Data segment -

===

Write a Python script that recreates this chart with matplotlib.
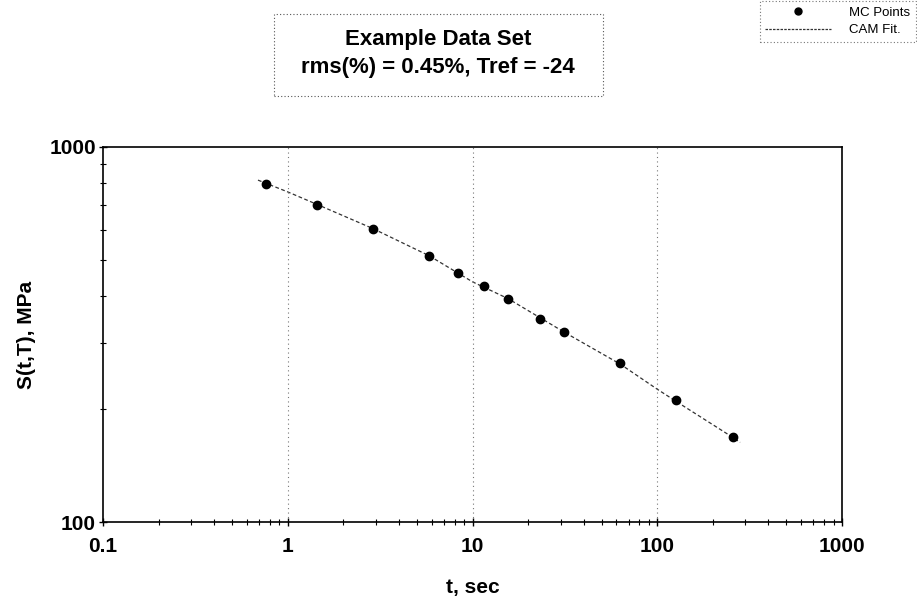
import matplotlib
matplotlib.use('agg')
import matplotlib.pyplot as plt
from matplotlib.lines import Line2D
from matplotlib.patches import Rectangle
from matplotlib.ticker import LogLocator, FixedLocator, FixedFormatter, NullFormatter

plt.rcParams['font.family'] = ['Liberation Sans', 'DejaVu Sans']

# DATA ###############################################################

mc_time = [0.76, 1.44, 2.89, 5.82, 8.34, 11.5, 15.6, 23.2, 31.3, 62.8, 126, 257]
mc_stress = [797, 700, 604, 512, 461, 426, 393, 348, 321, 265, 211, 169]

fit_time = [0.69, 1.0, 1.44, 2.89, 5.82, 10, 15.6, 31.3, 62.8, 100, 126, 257, 281]
fit_stress = [816, 759, 703, 606, 513, 437, 394, 321, 264, 226, 210, 168, 163]

x_ticks = [0.1, 1, 10, 100, 1000]
x_labels = ['0.1', '1', '10', '100', '1000']
y_ticks = [100, 1000]
y_labels = ['100', '1000']

title_lines = ['Example Data Set', 'rms(%) = 0.45%, Tref = -24']

# PLOT ###############################################################

W, H = 917, 602
fig = plt.figure(figsize=(W / 100, H / 100), dpi=100)
ax = fig.add_axes([103 / W, 1 - 522 / H, (842 - 103) / W, (522 - 147) / H])

ax.plot(fit_time, fit_stress, linestyle=(0, (3, 2)), color='#333333', linewidth=0.9)
ax.plot(mc_time, mc_stress, 'o', color='black', markersize=6, linestyle='none')

ax.set_xscale('log')
ax.set_yscale('log')
ax.set_xlim(0.1, 1000)
ax.set_ylim(100, 1000)

ax.xaxis.set_major_locator(FixedLocator(x_ticks))
ax.xaxis.set_major_formatter(FixedFormatter(x_labels))
ax.yaxis.set_major_locator(FixedLocator(y_ticks))
ax.yaxis.set_major_formatter(FixedFormatter(y_labels))
ax.xaxis.set_minor_locator(LogLocator(base=10, subs=range(2, 10), numticks=20))
ax.yaxis.set_minor_locator(LogLocator(base=10, subs=range(2, 10), numticks=20))
ax.xaxis.set_minor_formatter(NullFormatter())
ax.yaxis.set_minor_formatter(NullFormatter())

ax.tick_params(which='major', direction='inout', length=6, width=1, labelsize=15, pad=8)
ax.tick_params(axis='y', which='major', pad=2)
ax.tick_params(which='minor', direction='inout', length=4, width=0.8)
for lab in ax.get_xticklabels() + ax.get_yticklabels():
    lab.set_fontweight('bold')

for x in x_ticks[1:-1]:
    ax.axvline(x, color='#777777', linestyle=(0, (1, 3)), linewidth=0.8)

for sp in ax.spines.values():
    sp.set_linewidth(1.2)
    sp.set_color('black')

ax.set_xlabel('t, sec', fontsize=15, fontweight='bold', labelpad=16)
ax.set_ylabel('S(t,T), MPa', fontsize=15, fontweight='bold', labelpad=10)

# title box
fig.patches.append(Rectangle((274 / W, 1 - 96 / H), (603 - 274) / W, (96 - 14) / H,
                             transform=fig.transFigure, facecolor='white',
                             edgecolor='#555555', linestyle=(0, (1, 2)), linewidth=0.8))
fig.text(438 / W, 1 - 40 / H, title_lines[0], ha='center', va='center',
         fontsize=16, fontweight='bold')
fig.text(438 / W, 1 - 68 / H, title_lines[1], ha='center', va='center',
         fontsize=16, fontweight='bold')

handles = [
    Line2D([], [], marker='o', color='black', linestyle='none', markersize=5),
    Line2D([], [], color='#333333', linestyle=(0, (2, 1)), linewidth=0.9),
]
leg = fig.legend(handles, ['MC Points', 'CAM Fit.'], loc='upper right',
                 bbox_to_anchor=(1.0, 1.0), fontsize=9.5, frameon=True, fancybox=False,
                 borderpad=0.4, labelspacing=0.4, handlelength=5, handletextpad=1.4,
                 borderaxespad=0.1)
leg.get_frame().set_edgecolor('#555555')
leg.get_frame().set_linestyle((0, (1, 2)))
leg.get_frame().set_linewidth(0.8)

plt.savefig('out.png', dpi=100)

===

Directions for this task - Among the lines of the material, find those that hold the word "matplotlib" and copy them.

Answer -
Write a Python script that recreates this chart with matplotlib.
import matplotlib
matplotlib.use('agg')
import matplotlib.pyplot as plt
from matplotlib.lines import Line2D
from matplotlib.patches import Rectangle
from matplotlib.ticker import LogLocator, FixedLocator, FixedFormatter, NullFormatter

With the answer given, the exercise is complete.